Figure 2. White light and CLI overlay images acquired from a commercial imaging system (top row) and a fiberscopic system (bottom row), showing the (a)–(d) exposed tumor and (e)–(h) excised tumor.

The ability to identify the extent of tumor invasion is also an unmet clinical need, especially in prostate cancer. The feasibility of identifying prostate cancer invasion beyond the capsule in an mouse model of an invasive tumor was studied with PET/computed tomography (CT) and CLI using a transgenic adenocarcinoma mouse model of the prostate (TRAMP). We performed PET imaging with a Siemens Inveon scanner, and all Cerenkov images were collected with a commercial optical imaging system (Perkin-Elmer). We injected six mice (four TRAMP animals and two healthy C57BL6 mice) via the tail vein with ∼1mCi of ¹⁸F-FDG. Cerenkov-guided surgery commenced immediately, with Cerenkov images collected to delineate tumor-containing tissues at the surgical margin. A progression of subsequent tumor excisions is shown in Figure 3. We performed image analysis to determine the signal-to-background ratio of the Cerenkov signal of tissues that contained tumors and those that did not (as verified by hematoxylin and eosin histological staining).

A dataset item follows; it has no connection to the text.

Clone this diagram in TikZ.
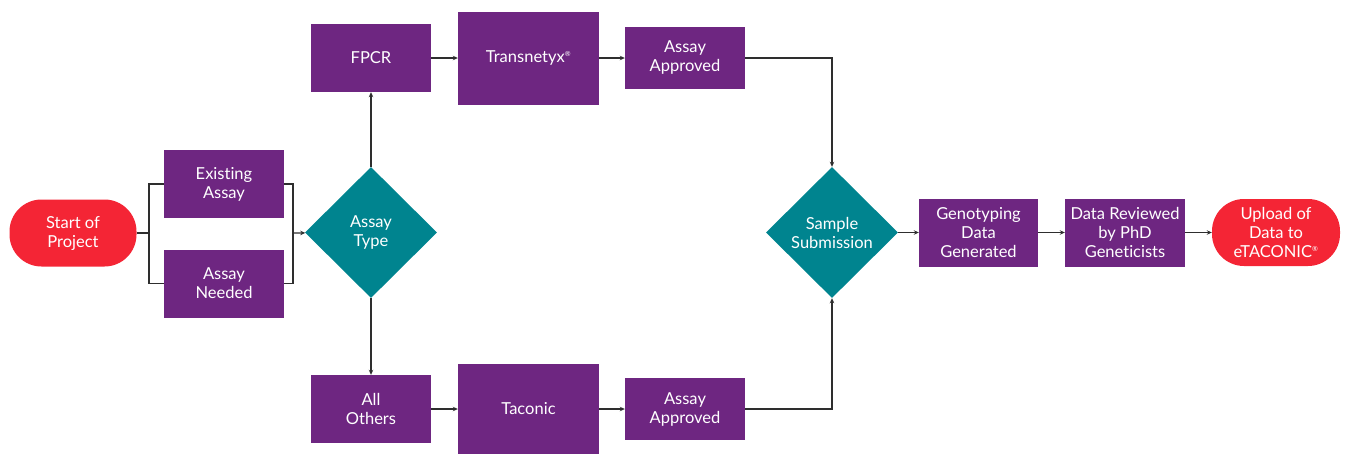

All four TRAMP animals exhibited extensive tumor invasion in the prostate with subsequent invasion into the seminal vesicles. No tumor tissue was identified in the other tissues, as confirmed by pathology analysis. CLI was able to significantly differentiate between tissues involved with tumor and those with no tumor (P<0.01).

Figure 3. Overlays of CLI images onto ambient light images of a transgenic adenocarcinoma mouse model of the prostate (TRAMP mouse): (a) pre-prostatectomy, (b) post-prostatectomy, and (c) after removal of invasive tumor tissue.

These studies explored the feasibility of using CLI for the detection of tumor tissue, and determined that Cerenkov images from ¹⁸F-FDG were able to significantly differentiate between tumor and healthy tissue. We next plan to use PET/CT to help quantitatively guide CLI tumor resection in mice. We expect that the further synergy of pre-operative PET/CT and CLI will provide improved tumor-to-normal contrast and enable healthy/tumor tissue signal thresholding. We envisage that this fusion strategy of pre- and intraoperative imaging might have significant value in the clinic, and higher specificity than CLI alone.

This research was funded by the National Institutes of Health (grants NCI R01 CA128908 and NIH ICMIC P50CA114747), the Department of Defense Breast Cancer Postdoctoral Fellowship BC097779, and the Center for Biomedical Imaging at Stanford (CBIS). The author acknowledges the critical input and efforts of Hongguang Simon Liu, Guillem Pratx, Conroy Sun, Zhen Cheng, Sam S. Gambhir, and Prof. Lei Xing.